Carmen Crépin comprend que le langage utilisé dans les rapports peut irriter certains. «Mettez-vous dans la peau d’un conseil d’administration qui lit que vous avez 35 infractions. Il va dire à l’équipe de direction : « Vous êtes tout croches ! » note-t-elle. Est-ce qu’une situation qui n’est pas tout à fait bien encadrée est une infraction ?»
Difficile de savoir combien coûte directement une inspection de l’OCRCVM ou de l’ACCFM, sachant que ces frais sont intégrés aux frais annuels exigés pour être membre de ces organismes. «L’OCRCVM ne facture pas de frais pour effectuer l’inspection de ses courtiers membres», indique l’organisme dans un courriel laconique.

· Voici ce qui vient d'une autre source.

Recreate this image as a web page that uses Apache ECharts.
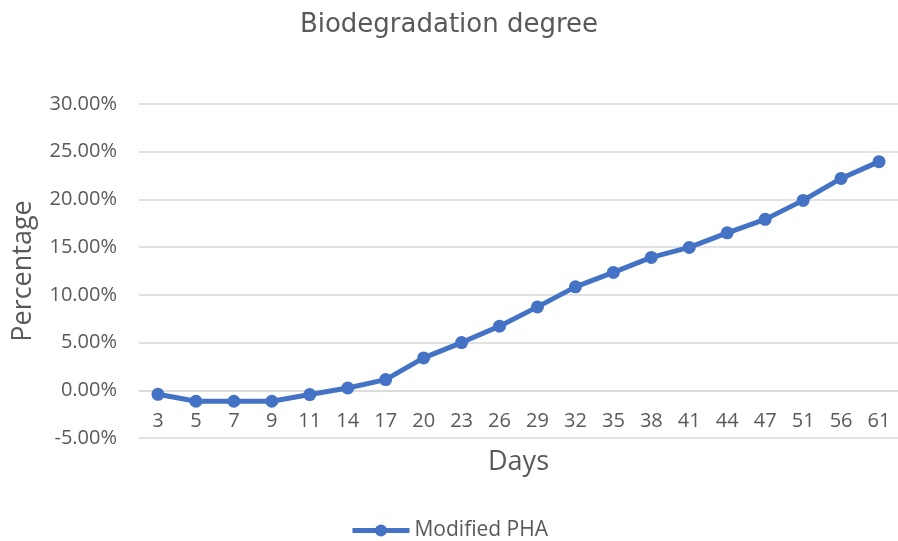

«Être membre d’un organisme d’autoréglementation, c’est coûteux, dit Jean Carrier. Mais on arrive à faire un profit.»
Processus exigeant
Certains répondants ont des bons mots pour les inspecteurs de l’ACCFM, comme dit l’un d’eux : «L’AMF et l’ACCFM sont professionnels, organisés et savent quoi faire. Ils sortent des bons constats ultimement».

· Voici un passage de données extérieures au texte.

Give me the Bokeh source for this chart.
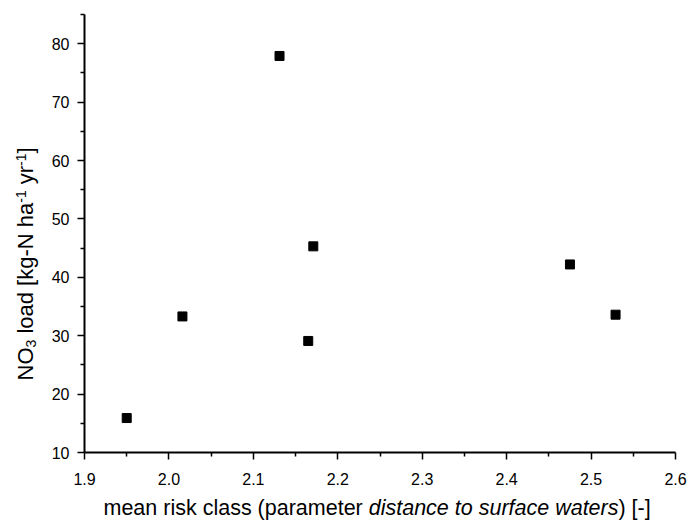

Jean Carrier, dont le cabinet est lié à quelque 900 conseillers, juge de son côté «lourd» le processus d’inspection de l’ACCFM. PEAK a soumis une quarantaine de documents et de réponses aux questions du régulateur à la pré-inspection. Plus de 12 inspecteurs ont audité le siège social et d’autres succursales durant quatre à cinq semaines.

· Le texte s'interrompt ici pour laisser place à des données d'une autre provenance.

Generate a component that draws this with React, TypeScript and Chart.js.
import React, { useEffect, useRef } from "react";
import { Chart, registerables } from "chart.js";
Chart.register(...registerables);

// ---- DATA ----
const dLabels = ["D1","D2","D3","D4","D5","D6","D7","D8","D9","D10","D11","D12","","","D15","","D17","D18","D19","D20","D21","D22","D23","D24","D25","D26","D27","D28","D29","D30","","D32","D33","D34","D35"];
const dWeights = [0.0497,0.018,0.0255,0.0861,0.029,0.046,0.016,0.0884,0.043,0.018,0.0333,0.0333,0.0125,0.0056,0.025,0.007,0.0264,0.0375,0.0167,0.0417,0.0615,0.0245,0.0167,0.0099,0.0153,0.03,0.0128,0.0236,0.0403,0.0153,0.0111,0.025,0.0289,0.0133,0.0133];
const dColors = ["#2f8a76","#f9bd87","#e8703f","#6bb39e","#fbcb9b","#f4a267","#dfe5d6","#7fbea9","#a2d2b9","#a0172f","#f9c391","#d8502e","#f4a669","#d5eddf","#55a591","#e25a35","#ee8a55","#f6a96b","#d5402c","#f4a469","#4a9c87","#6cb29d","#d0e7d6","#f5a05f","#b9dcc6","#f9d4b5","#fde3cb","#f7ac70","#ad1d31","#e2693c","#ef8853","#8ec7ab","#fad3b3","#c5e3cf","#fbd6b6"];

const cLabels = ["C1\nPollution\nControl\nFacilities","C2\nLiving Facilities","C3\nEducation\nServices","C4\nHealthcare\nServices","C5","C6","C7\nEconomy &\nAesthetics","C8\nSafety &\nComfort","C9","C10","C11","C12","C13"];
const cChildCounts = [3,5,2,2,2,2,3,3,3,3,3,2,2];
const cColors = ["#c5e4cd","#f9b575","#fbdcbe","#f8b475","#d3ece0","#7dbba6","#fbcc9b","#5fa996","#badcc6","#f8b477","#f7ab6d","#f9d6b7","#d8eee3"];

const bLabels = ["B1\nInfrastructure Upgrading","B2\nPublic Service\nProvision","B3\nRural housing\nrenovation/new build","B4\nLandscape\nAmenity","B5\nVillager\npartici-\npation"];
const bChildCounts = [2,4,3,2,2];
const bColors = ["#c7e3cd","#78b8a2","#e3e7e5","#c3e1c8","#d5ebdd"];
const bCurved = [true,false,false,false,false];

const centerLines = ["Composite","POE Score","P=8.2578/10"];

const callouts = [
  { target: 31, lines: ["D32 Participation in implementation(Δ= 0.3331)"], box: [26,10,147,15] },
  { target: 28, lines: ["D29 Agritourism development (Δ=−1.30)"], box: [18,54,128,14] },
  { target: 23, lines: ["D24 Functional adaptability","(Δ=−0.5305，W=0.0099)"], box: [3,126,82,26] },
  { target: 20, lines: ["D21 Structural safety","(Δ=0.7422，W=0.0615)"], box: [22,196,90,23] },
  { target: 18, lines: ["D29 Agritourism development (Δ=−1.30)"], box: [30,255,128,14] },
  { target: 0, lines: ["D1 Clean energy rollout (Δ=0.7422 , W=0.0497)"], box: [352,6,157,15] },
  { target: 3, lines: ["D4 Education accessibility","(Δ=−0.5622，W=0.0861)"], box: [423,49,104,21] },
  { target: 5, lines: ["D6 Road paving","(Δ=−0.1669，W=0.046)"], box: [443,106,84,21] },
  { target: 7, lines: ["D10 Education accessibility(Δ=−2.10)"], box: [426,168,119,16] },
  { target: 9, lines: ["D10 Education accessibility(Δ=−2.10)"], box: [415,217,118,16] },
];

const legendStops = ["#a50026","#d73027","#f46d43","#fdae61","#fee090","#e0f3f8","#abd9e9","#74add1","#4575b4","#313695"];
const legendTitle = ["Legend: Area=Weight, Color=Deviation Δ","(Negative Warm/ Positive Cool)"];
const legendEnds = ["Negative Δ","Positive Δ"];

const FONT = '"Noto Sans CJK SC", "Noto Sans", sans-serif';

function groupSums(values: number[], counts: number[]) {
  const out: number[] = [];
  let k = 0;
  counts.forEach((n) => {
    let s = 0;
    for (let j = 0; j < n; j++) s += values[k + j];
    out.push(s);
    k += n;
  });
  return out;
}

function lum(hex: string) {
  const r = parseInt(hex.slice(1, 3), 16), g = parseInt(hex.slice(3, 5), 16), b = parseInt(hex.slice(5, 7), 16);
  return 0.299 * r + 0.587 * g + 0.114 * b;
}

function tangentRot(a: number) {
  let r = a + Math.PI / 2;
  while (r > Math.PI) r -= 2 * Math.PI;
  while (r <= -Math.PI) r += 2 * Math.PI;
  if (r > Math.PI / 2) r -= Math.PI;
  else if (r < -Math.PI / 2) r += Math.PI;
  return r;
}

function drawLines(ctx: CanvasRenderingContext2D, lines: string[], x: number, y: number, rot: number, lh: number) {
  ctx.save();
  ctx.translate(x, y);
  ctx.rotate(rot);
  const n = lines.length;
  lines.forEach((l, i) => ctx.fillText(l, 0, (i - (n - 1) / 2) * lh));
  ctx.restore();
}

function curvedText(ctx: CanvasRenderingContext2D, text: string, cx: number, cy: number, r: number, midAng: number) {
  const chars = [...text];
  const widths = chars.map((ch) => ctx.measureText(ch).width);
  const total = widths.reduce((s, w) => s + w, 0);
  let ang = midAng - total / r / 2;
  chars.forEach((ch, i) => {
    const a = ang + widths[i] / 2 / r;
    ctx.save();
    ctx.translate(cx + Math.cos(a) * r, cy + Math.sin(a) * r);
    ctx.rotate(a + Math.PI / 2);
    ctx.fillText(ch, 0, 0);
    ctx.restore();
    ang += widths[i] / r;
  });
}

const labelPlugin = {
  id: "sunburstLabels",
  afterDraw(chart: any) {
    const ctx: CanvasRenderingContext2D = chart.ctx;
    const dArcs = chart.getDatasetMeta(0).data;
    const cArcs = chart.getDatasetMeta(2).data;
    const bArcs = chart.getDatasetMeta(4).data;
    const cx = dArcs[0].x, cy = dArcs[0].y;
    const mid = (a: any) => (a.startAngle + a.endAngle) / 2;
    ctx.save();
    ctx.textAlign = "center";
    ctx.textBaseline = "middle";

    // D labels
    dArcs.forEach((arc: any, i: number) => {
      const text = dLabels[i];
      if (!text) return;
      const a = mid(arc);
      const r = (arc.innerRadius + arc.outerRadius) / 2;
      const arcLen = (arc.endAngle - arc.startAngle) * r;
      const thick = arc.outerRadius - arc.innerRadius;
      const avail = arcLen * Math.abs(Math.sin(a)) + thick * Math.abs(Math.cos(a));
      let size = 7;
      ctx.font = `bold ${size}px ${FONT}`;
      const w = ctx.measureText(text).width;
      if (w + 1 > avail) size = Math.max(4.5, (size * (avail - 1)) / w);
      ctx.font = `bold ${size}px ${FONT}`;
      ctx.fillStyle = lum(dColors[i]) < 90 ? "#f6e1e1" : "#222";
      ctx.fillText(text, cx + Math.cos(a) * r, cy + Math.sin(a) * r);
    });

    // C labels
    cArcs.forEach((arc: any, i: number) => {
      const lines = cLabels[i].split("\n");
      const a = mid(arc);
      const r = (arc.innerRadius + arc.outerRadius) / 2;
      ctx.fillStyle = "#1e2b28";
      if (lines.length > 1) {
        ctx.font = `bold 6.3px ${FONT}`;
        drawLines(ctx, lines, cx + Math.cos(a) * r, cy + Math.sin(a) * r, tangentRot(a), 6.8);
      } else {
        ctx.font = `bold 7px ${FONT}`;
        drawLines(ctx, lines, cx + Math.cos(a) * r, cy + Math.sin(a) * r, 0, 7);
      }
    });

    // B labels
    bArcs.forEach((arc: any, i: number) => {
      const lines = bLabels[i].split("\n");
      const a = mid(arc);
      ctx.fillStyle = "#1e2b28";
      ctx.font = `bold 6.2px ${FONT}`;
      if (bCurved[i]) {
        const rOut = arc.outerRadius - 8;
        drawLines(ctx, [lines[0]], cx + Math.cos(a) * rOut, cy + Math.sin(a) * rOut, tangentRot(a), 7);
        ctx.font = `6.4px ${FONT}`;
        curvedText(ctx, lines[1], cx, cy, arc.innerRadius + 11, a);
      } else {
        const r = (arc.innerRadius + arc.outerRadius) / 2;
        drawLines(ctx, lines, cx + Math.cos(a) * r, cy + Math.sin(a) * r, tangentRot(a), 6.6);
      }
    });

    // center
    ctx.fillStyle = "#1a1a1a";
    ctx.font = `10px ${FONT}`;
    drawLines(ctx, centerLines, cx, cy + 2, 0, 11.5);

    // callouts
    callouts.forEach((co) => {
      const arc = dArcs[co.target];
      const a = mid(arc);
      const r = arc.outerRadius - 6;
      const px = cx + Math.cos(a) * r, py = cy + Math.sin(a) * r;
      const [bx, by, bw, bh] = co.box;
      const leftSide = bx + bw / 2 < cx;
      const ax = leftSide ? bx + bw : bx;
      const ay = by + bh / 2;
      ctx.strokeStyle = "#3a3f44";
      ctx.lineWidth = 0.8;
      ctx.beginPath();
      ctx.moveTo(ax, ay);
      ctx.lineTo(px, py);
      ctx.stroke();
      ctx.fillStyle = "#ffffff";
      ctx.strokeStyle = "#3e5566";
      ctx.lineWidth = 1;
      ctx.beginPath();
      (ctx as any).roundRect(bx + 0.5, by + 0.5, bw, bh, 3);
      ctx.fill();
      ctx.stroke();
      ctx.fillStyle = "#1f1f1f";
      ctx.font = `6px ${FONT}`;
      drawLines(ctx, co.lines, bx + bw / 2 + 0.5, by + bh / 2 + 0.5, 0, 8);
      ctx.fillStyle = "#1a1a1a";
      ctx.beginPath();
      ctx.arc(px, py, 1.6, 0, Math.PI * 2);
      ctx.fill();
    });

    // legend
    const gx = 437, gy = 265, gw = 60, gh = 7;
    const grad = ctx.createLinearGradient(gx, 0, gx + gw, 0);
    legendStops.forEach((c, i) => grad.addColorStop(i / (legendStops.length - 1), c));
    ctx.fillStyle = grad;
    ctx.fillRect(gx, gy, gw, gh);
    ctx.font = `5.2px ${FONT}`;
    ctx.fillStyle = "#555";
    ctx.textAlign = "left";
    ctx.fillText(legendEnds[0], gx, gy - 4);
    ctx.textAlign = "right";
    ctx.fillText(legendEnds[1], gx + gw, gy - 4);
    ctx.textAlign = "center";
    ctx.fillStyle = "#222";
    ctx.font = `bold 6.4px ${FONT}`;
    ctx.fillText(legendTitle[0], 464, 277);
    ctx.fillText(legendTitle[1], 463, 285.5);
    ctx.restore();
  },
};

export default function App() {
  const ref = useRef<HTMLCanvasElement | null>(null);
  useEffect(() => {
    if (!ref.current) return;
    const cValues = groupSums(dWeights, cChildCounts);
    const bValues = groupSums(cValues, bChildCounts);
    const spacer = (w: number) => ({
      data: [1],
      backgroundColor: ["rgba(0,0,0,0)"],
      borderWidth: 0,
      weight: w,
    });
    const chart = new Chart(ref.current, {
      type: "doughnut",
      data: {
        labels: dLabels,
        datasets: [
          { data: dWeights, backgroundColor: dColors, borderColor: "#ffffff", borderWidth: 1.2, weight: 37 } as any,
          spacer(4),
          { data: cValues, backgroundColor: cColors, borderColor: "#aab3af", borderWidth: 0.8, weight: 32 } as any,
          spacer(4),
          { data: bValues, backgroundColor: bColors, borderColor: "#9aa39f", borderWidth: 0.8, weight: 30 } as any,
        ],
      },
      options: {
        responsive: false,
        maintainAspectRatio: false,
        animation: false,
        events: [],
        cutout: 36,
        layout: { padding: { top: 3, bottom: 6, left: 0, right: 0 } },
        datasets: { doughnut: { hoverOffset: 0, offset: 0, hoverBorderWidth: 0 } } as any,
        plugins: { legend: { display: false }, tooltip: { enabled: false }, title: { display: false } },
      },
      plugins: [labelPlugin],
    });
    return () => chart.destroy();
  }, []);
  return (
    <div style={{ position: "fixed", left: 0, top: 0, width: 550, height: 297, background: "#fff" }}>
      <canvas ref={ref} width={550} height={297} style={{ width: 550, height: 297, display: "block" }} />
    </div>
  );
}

Le suivi des anomalies a aussi été pointilleux : «À la dernière inspection de 2014, avant qu’ils ferment le dossier, ça a pris presque un an et demi. Il fallait répondre à chacune de leurs questions et leur donner les preuves que chaque point a été résolu. Et ils sont revenus 4-5 mois après.»
«On passe quasiment 12 mois par année en inspection. Quand ce n’est pas l’AMF ou l’ACCFM, c’est l’OCRCVM qui vient faire son tour. Sans compter d’autres organismes comme CANAFE ou nos vérificateurs. On est très suivis», note Jean Carrier.